Great. So, let’s say you’ve started using this Graph class, and you have a bunch of Graphs with VType and EType for the vertex type and edge type, respectively. Now, you want to write a method that does something to Graph<VType, EType>s. So, you create a method with a signature something like:

public void doSomething(Graph<VType, EType> graph)

But wait. You also have classes that extend VType and EType, and you want your method to work on Graphs of those, too. Calling doSomething with a Graph<VTypeExtention, ETypeExtention> isn’t allowed unless you change your method signature to:

public void doSomething(Graph<? extends VType, ? extends EType> graph)

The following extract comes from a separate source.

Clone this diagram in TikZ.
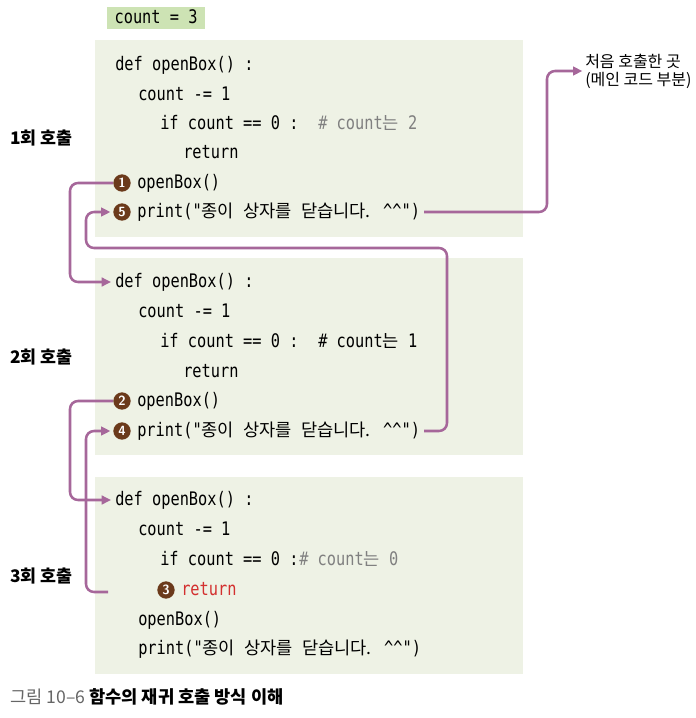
\documentclass[tikz,border=0pt]{standalone}
\usepackage{fontspec}
\newfontfamily\codefont[FakeStretch=0.82]{DejaVu Sans Mono}
\newfontfamily\krfont{Noto Sans CJK KR}
\usetikzlibrary{positioning,arrows.meta}
\definecolor{boxbg}{HTML}{EEF2E5}
\definecolor{initbg}{HTML}{CDE3B4}
\definecolor{flowc}{HTML}{A6679A}
\definecolor{dotc}{HTML}{6B3A1B}
\definecolor{retc}{HTML}{D3302F}
\definecolor{cmtc}{HTML}{808080}
\newcommand{\ko}[1]{{\krfont\fontsize{13.2}{15}\selectfont #1}}
\tikzset{
  code/.style={anchor=west, inner sep=0pt, text height=11pt, text depth=3pt,
    font=\codefont\fontsize{14}{16}\selectfont},
  initbox/.style={code, fill=initbg, inner xsep=5.5pt, inner ysep=1.6pt},
  dot/.style={circle, fill=dotc, text=white, inner sep=0pt, minimum size=13pt,
    font=\sffamily\bfseries\fontsize{10}{10}\selectfont},
  call/.style={anchor=west, font=\krfont\bfseries\fontsize{13}{15}\selectfont, inner sep=0pt},
  note/.style={anchor=west, align=left, inner sep=0pt,
    font=\krfont\fontsize{12}{13.5}\selectfont},
  flow/.style={draw=flowc, line width=1.9pt, rounded corners=6pt,
    -{Triangle[length=7pt,width=6.5pt]}, shorten >=2pt}
}
\begin{document}
\begin{tikzpicture}[x=0.75pt, y=-0.75pt]
\useasboundingbox[fill=white](0,0) rectangle (696,718);
\node[initbox] (init) at (107,18) {count = 3};
\foreach \i/\t/\d in {1/40/65,2/258/282,3/477/500}
{
   \fill[boxbg](95,\t) rectangle (523,\t+197);
   \node[code] (def\i) at (115,\d) {def openBox() :};
   \node[code] (cnt\i) at (138,\d+30) {count -= 1};
}
% first call
\node[code] (if1) at (160,124) {if count == 0 :};
\node[code, text=cmtc] (cmt1) at (318,124) {\# count\ko{는} 2};
\node[code] (ret1) at (183,153) {return};
\node[dot] (n1) at (122,183) {1};
\node[code] (call1) at (137,183) {openBox()};
\node[dot] (n5) at (122,212) {5};
\node[code] (prt1) at (137,212) {print("\ko{종이} \ko{상자를} \ko{닫습니다.} \textasciicircum\textasciicircum")};
% second call
\node[code] (if2) at (160,342) {if count == 0 :};
\node[code] (cmt2) at (318,342) {\# count\ko{는} 1};
\node[code] (ret2) at (183,372) {return};
\node[dot] (n2) at (122,401) {2};
\node[code] (call2) at (137,401) {openBox()};
\node[dot] (n4) at (122,431) {4};
\node[code] (prt2) at (137,431) {print("\ko{종이} \ko{상자를} \ko{닫습니다.} \textasciicircum\textasciicircum")};
% third call
\node[code] (if3) at (160,560) {if count == 0 :};
\node[code, text=cmtc] (cmt3) at (299,560) {\# count\ko{는} 0};
\node[dot] (n3) at (166,590) {3};
\node[code, text=retc] (ret3) at (181,590) {return};
\node[code] (call3) at (138,620) {openBox()};
\node[code] (prt3) at (138,649) {print("\ko{종이} \ko{상자를} \ko{닫습니다.} \textasciicircum\textasciicircum")};
% labels
\node[call] (lab1) at (10,138) {1회 호출};
\node[call] (lab2) at (10,357) {2회 호출};
\node[call] (lab3) at (10,576) {3회 호출};
\node[note] (exit) at (585,71) {처음 호출한 곳\\(메인 코드 부분)};
\node[anchor=west, inner sep=0pt, font=\krfont\fontsize{13.2}{15}\selectfont] (cap) at (10,697)
   {{\color{black!60}그림 10–6} \textbf{함수의 재귀 호출 방식 이해}};
% connectors
\coordinate (railA) at (70,0);
\coordinate (railB) at (86,0);
\coordinate (up1) at (547,0);
\coordinate (up2) at (447,248);
\coordinate (back3) at (108,592);
\draw[flow](n1.west)--(n1.west -| railA)|-([xshift=-1]def2.west);
\draw[flow](n2.west)--(n2.west -| railA)|-([xshift=-1]def3.west);
\draw[flow]([xshift=3]prt1.east)-|(up1 |- exit.west)--(exit.west);
\draw[flow]([xshift=3]prt2.east)-|(up2)-|(railB |- n5.west)--(n5.west);
\draw[flow](back3)-|(railB |- n4.west)--(n4.west);
\end{tikzpicture}
\end{document}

This is starting to get ugly. But, at least we’re sure to be type-safe, right?

But watch what’s legal to do inside of this method:

public void doSomething(Graph<? extends VType, ? extends EType> graph){
        Graph graph2 = graph;
        graph2.addVertex(new Foo());
}

So for all that overhead to make sure the Graph had the right type parameters, it’s that easy to add a vertex with the wrong type.

And what’s really bad is that not only will this code make it past the compiler, but you won’t even get a runtime exception when you call addVertex. The exception will come when you try to access the Foo item and call VType methods on it. It could be much later and at an unrelated place in the execution of the program.

You can’t even do the dynamic check manually, since type parameters aren’t allowed to participate in instanceof statements.

This is all caused by the erasure system Java uses to deal with Generics. The compiler makes static checks against the type parameters, then erases the type parameter information, then generates the byte code. At runtime,

Graph<? extends VType, ? extends EType> graph

turns into

Graph graph

and any dynamic type checking is out the window.

As far as guaranteed type safety goes, you might as well have made Graph with collections of plain old Objects.

I’m sure the erasure system is in place for many good reasons (backward compatibility among them). But, at the end of the day, issues like this make me feel like Java generics generate a pile of busywork for the programmer, but fail to truly pay off.